Set task:
Word for word, give the material below again, minus any images.

--------------------

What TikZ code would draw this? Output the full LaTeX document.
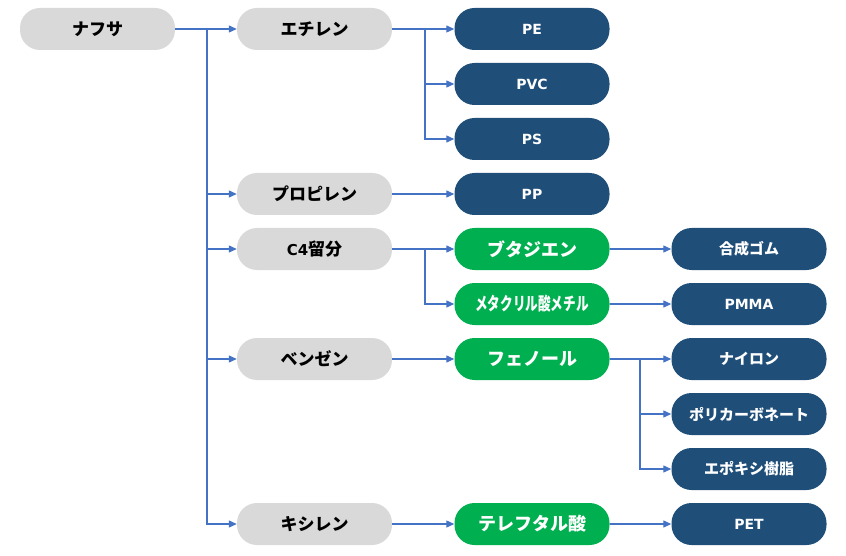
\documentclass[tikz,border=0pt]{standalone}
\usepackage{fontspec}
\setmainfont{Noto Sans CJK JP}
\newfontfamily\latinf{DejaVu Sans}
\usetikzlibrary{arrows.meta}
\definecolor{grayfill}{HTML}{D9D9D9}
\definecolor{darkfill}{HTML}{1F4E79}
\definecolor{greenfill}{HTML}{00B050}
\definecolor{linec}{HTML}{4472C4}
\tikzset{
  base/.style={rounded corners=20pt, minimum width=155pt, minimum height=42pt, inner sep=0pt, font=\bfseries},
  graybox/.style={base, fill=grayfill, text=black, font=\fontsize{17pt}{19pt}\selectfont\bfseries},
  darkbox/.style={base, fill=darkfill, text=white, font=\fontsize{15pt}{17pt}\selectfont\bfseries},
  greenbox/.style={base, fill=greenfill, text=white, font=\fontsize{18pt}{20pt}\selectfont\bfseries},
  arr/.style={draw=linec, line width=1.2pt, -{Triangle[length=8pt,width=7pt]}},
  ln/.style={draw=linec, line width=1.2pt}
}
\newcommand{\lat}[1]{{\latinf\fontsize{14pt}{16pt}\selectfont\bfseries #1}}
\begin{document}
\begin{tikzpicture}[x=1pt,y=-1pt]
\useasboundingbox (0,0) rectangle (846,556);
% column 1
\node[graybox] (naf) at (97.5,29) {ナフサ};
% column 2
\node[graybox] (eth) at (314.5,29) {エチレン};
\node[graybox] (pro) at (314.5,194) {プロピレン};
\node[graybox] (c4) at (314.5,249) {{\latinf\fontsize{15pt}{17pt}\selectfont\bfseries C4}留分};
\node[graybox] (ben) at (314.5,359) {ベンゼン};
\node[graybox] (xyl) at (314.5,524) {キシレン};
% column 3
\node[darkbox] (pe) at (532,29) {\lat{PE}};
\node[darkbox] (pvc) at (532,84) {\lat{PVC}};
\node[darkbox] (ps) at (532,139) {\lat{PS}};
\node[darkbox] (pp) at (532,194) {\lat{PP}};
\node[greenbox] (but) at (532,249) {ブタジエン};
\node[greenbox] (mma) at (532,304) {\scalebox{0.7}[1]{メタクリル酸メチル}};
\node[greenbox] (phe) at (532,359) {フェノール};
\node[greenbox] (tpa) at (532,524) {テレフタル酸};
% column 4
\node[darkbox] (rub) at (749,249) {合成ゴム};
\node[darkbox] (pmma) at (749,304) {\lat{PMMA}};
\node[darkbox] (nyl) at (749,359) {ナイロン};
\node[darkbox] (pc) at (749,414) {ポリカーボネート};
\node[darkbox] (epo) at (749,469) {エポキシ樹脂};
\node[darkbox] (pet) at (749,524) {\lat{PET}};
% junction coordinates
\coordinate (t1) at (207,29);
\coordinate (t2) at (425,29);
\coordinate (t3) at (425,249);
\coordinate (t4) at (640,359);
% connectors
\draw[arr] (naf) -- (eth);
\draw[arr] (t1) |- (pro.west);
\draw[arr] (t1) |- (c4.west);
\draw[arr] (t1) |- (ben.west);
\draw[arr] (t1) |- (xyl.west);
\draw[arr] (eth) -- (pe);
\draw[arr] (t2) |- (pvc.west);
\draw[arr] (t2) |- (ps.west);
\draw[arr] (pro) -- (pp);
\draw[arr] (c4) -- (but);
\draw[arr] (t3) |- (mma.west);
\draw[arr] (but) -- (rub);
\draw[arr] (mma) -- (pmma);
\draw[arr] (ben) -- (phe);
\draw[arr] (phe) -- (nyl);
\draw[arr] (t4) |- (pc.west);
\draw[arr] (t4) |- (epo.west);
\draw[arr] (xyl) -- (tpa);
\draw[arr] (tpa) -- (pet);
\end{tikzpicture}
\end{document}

--------------------

Completed task:
What TikZ code would draw this? Output the full LaTeX document.
\documentclass[tikz,border=0pt]{standalone}
\usepackage{fontspec}
\setmainfont{Noto Sans CJK JP}
\newfontfamily\latinf{DejaVu Sans}
\usetikzlibrary{arrows.meta}
\definecolor{grayfill}{HTML}{D9D9D9}
\definecolor{darkfill}{HTML}{1F4E79}
\definecolor{greenfill}{HTML}{00B050}
\definecolor{linec}{HTML}{4472C4}
\tikzset{
  base/.style={rounded corners=20pt, minimum width=155pt, minimum height=42pt, inner sep=0pt, font=\bfseries},
  graybox/.style={base, fill=grayfill, text=black, font=\fontsize{17pt}{19pt}\selectfont\bfseries},
  darkbox/.style={base, fill=darkfill, text=white, font=\fontsize{15pt}{17pt}\selectfont\bfseries},
  greenbox/.style={base, fill=greenfill, text=white, font=\fontsize{18pt}{20pt}\selectfont\bfseries},
  arr/.style={draw=linec, line width=1.2pt, -{Triangle[length=8pt,width=7pt]}},
  ln/.style={draw=linec, line width=1.2pt}
}
\newcommand{\lat}[1]{{\latinf\fontsize{14pt}{16pt}\selectfont\bfseries #1}}
\begin{document}
\begin{tikzpicture}[x=1pt,y=-1pt]
\useasboundingbox (0,0) rectangle (846,556);
% column 1
\node[graybox] (naf) at (97.5,29) {ナフサ};
% column 2
\node[graybox] (eth) at (314.5,29) {エチレン};
\node[graybox] (pro) at (314.5,194) {プロピレン};
\node[graybox] (c4) at (314.5,249) {{\latinf\fontsize{15pt}{17pt}\selectfont\bfseries C4}留分};
\node[graybox] (ben) at (314.5,359) {ベンゼン};
\node[graybox] (xyl) at (314.5,524) {キシレン};
% column 3
\node[darkbox] (pe) at (532,29) {\lat{PE}};
\node[darkbox] (pvc) at (532,84) {\lat{PVC}};
\node[darkbox] (ps) at (532,139) {\lat{PS}};
\node[darkbox] (pp) at (532,194) {\lat{PP}};
\node[greenbox] (but) at (532,249) {ブタジエン};
\node[greenbox] (mma) at (532,304) {\scalebox{0.7}[1]{メタクリル酸メチル}};
\node[greenbox] (phe) at (532,359) {フェノール};
\node[greenbox] (tpa) at (532,524) {テレフタル酸};
% column 4
\node[darkbox] (rub) at (749,249) {合成ゴム};
\node[darkbox] (pmma) at (749,304) {\lat{PMMA}};
\node[darkbox] (nyl) at (749,359) {ナイロン};
\node[darkbox] (pc) at (749,414) {ポリカーボネート};
\node[darkbox] (epo) at (749,469) {エポキシ樹脂};
\node[darkbox] (pet) at (749,524) {\lat{PET}};
% junction coordinates
\coordinate (t1) at (207,29);
\coordinate (t2) at (425,29);
\coordinate (t3) at (425,249);
\coordinate (t4) at (640,359);
% connectors
\draw[arr] (naf) -- (eth);
\draw[arr] (t1) |- (pro.west);
\draw[arr] (t1) |- (c4.west);
\draw[arr] (t1) |- (ben.west);
\draw[arr] (t1) |- (xyl.west);
\draw[arr] (eth) -- (pe);
\draw[arr] (t2) |- (pvc.west);
\draw[arr] (t2) |- (ps.west);
\draw[arr] (pro) -- (pp);
\draw[arr] (c4) -- (but);
\draw[arr] (t3) |- (mma.west);
\draw[arr] (but) -- (rub);
\draw[arr] (mma) -- (pmma);
\draw[arr] (ben) -- (phe);
\draw[arr] (phe) -- (nyl);
\draw[arr] (t4) |- (pc.west);
\draw[arr] (t4) |- (epo.west);
\draw[arr] (xyl) -- (tpa);
\draw[arr] (tpa) -- (pet);
\end{tikzpicture}
\end{document}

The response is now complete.